Tatsächlich war es eine Erlösung für Veh und Verein, der bei der Bestellung eines neuen Retter-Trainers oder - noch besser - eines Frankfurter Favres nun die Qual der Wahl hat. Mirko Slomka hat zwar schon abgesagt, gehandelt wird trotzdem noch über ein halbes Dutzend Kandidaten. Nämlich: Markus Gisdol, Kosta Runjaic, Niko Kovac, Tayfun Korkut, Jos Luhukay, Lucien Favre (das Original) und - Überraschung - Jens Keller. Der hat zwar ein eigenes Schlagwort im n-tv.de-Redaktionssystem, war nach seinem Rauswurf beim FC Schalke im Oktober 2014 aber mit exakt null Vereinen in Verbindung gebracht worden. Nun beweist er: Man geht niemals so ganz. Schon gar nicht im Fußball.

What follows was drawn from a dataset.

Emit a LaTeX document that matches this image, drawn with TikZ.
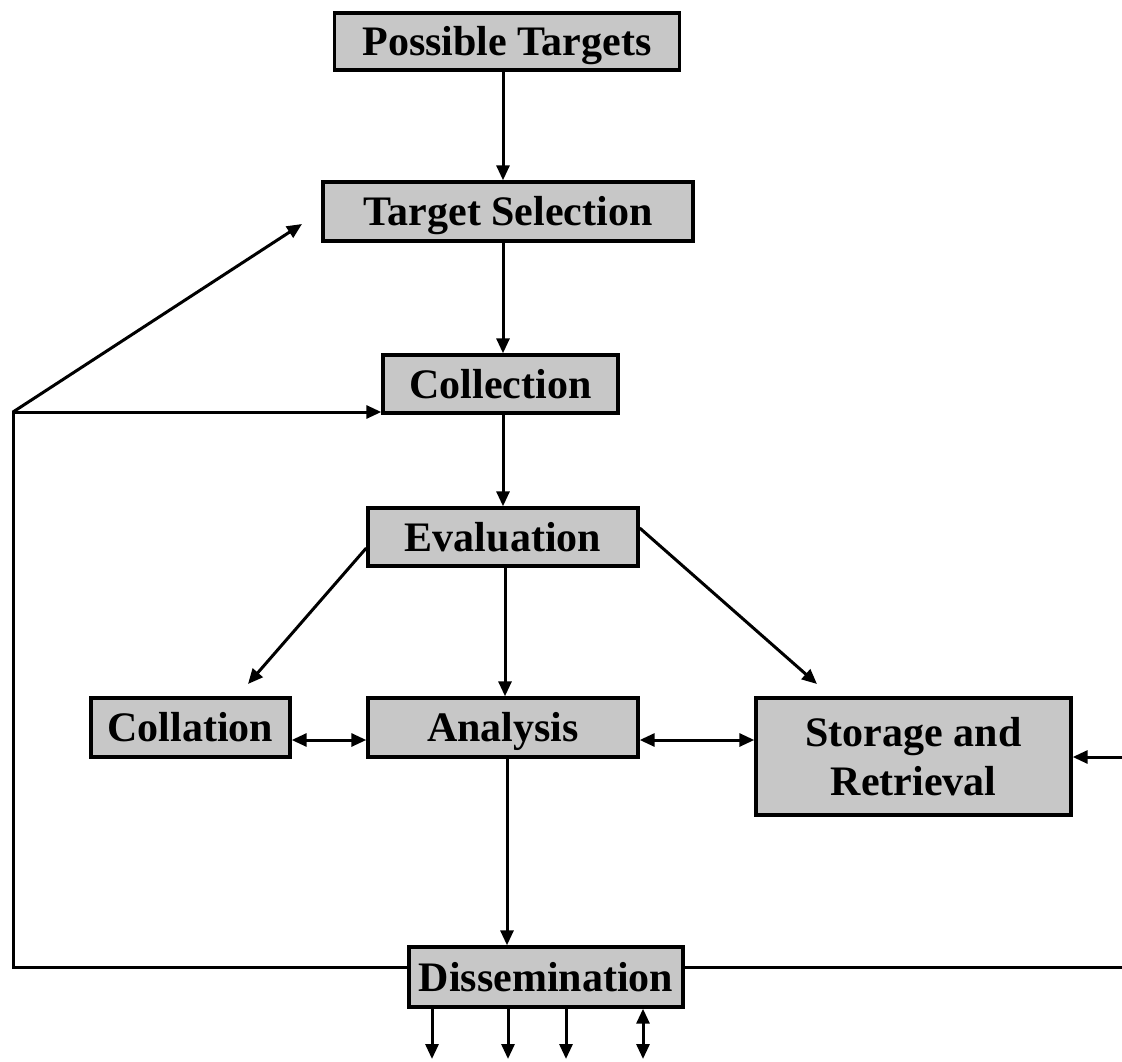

6. Für den HSV kommt es knüppeldick
Liebe HSV-Fans, Sie müssen jetzt ganz tapfer sein. Wir müssen Ihnen leider mitteilen: Ihr liebgewonnener Bonus wird in dieser Saison gestrichen. Nicht nur das fröhliche, vom Verein finanzierte Frustgrillen entfällt. Wie Fans ganz normaler Fußballvereine müssen Sie sich in dieser Saison auch mit 34 Bundesligaspielen begnügen, die beiden Ehrenrunden in der Relegation entfallen ersatzlos. Nach dem fein herausgemüllerten 2:0 ihres kickenden Dinos über die Alte Dame Hertha ist Ihr Hamburger SV nicht nur statistisch gerettet, 31 Punkte nach 25 Spieltagen haben immer gereicht. Selbst ein dramatischer Einbruch in den verbleibenden neun Spielen, für den Ihr chaosliebender und -lebender Klub ja immer gut ist, wird nicht mehr für den Absturz auf Rang 16 reichen. Dafür ist die Schar qualitativ unterdurchschnittlicher Mitbewerber quantitativ einfach zu groß, selbst den 1. FC Köln haben Sie ja bei Ihrem Sturm auf Platz 10 nun hinter sich gelassen. Deshalb bleibt uns nur, mit Hoffnung auf Besserung im neuen Jahr zu verbleiben. Kopf hoch!